Impact BBDO’s Regional Chief Creative Officer Ali Rez won the Creative Leader of the Year award for the third consecutive year at Campaign’s Agency of the Year Middle East awards.Ali Rez, Regional Chief Creative Officer at Impact BBDO took home the Creative Leader of The Year at the 2025 Campaign Agency of the Year Middle East awards.
The jury deemed him as: “A rare creative who can bring together the art and a strong value set. Under his watch, the agency has grown and modernised. The numbers are strong, the ideas are global, and the cultural impact is undeniable. We are particularly impressed with his ongoing offers to mentor young creatives and his work around DEI while maintaining the creative output of his agency.”
In this interview, Ali Rez reflects on his win in conversation with Campaign Middle East.
How does this award reflect the way your leadership has developed over the past year?
Over the past year, besides learning a great deal from my team as I do every year, I’ve tried to shift more from simply directing creativity to building the right environment in order to enable it for everybody in the agency. This has meant focusing more on creating the conditions for great work to happen: having clarity of ambition, access to knowledge, giving everybody the tools they need, a culture of fearlessnes and trust in each other.
I’ve also learned to strike a balance between leading from the front by having a hands-on approach, and giving people the autonomy to create big things on their own. I feel both are now important given where the industry is headed. Creative excellence is a must, but alongside that, leadership now demands a more human, collaborative style that prioritises talent, culture and long-term impact.
What is your proudest moment from 2025 and what’s your key takeaway from it?
I doubt I can pick one moment, since there have been a number of times in 2025 where I have seen my team take creative leaps with confidence. Owning ideas that were bold, culturally relevant, and effective, even when the path wasn’t obvious or easy. The key takeaway has been that when people feel trusted and supported, they rise to the challenge and they deliver consistently. Success wasn’t a result of pressure, but of belief.

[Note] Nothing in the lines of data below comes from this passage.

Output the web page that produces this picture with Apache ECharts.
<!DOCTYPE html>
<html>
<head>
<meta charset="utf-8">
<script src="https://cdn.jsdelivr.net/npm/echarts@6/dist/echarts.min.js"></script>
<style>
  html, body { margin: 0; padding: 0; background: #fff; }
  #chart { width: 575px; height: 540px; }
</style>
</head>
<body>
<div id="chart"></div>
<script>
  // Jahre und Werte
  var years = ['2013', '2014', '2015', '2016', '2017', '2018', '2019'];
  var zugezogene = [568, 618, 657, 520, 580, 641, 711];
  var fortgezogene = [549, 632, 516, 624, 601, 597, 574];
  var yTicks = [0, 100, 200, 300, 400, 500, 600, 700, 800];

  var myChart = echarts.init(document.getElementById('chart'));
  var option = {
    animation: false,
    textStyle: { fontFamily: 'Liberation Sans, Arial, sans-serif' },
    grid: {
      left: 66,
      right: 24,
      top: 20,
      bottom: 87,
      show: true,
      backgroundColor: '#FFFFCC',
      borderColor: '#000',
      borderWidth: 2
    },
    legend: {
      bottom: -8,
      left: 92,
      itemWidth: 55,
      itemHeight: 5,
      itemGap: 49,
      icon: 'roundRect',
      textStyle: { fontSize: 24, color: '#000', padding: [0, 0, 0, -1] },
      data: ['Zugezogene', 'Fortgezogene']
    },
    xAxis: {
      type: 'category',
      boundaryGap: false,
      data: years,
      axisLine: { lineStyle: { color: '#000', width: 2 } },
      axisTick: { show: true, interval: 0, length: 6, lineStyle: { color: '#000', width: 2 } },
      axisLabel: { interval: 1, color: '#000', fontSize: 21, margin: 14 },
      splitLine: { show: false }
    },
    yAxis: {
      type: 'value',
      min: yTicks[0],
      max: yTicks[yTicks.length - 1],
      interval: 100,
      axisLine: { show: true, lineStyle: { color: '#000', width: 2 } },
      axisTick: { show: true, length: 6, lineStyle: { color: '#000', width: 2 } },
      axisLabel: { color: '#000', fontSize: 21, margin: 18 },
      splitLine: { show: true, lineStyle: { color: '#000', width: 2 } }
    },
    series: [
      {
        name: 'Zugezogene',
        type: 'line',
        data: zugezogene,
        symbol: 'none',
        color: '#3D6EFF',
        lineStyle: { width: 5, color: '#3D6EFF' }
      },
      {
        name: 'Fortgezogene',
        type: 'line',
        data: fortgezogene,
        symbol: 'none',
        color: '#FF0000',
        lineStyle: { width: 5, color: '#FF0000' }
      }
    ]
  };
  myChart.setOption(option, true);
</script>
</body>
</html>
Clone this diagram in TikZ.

These moments reinforced the notion that leadership isn’t about pushing harder; it’s about aligning people around a shared ambition and giving them the environment to deliver their best work.
How do you navigate the tension between short-term performance and long-term vision?
Mostly by a mental organisation exercise of being clear about what must be delivered now and what we’re building for later; these two things should never be confused. My notebook even follows an Eisenhower grid to organise things on similar lines. Short-term performance is necessary to keep the business healthy, but long-term vision keeps it relevant and consistent. The role here is to protect both. That means making disciplined choices, saying no when needed, and ensuring today’s decisions don’t compromise tomorrow’s ambition. When teams understand how immediate outputs ladder up to a bigger vision, performance and purpose stop competing and start reinforcing each other.
Where does bold or unconventional thinking fit into growth conversations today?
That’s a great question. I don’t think ‘bold’ is any longer a ‘nice to have’ in growth conversations; it’s a necessity. In a crowded, fast-moving market, incremental ideas don’t drive differentiation or value. Especially with an incoming flood of sameness driven by generative artificial intelligence (Gen AI), unconventional thinking will help brands cut through, build relevance, and create meaningful impact. Growth will come from ideas that challenge norms while remaining deeply rooted in business and culture, and take the bold step of being different. When creativity is treated as a growth driver rather than a risk, it becomes a powerful competitive advantage.
What responsibilities do leaders carry as the industry adapts to new tools, structures and expectations?
Leaders today must have a responsibility to be both curious and grounded. As new tools and structures, especially technologies such as AI, emerge, it’s our job to separate hype from value, and guide teams through change without fear. That means investing in skills, setting ethical standards, and ensuring technology enhances creativity rather than replaces it. Leaders must also protect culture during transformation by maintaining clarity, fairness, and humanity. Change is inevitable; how people experience it is a leadership choice.
What skills or mindsets will define effective leadership for 2026?
Effective leadership in 2026 will require adaptability, emotional intelligence, and strong decision-making, supported by real tech literacy. Leaders don’t need to code, but they must understand AI, data, and emerging tools well enough to ask the right questions and make informed choices. Command over AI will be essential to unlock efficiency, creativity, and scale responsibly. The most effective leaders will combine human judgement with technological fluency, using AI as a creative and strategic partner while keeping purpose, ethics, and people firmly at the centre.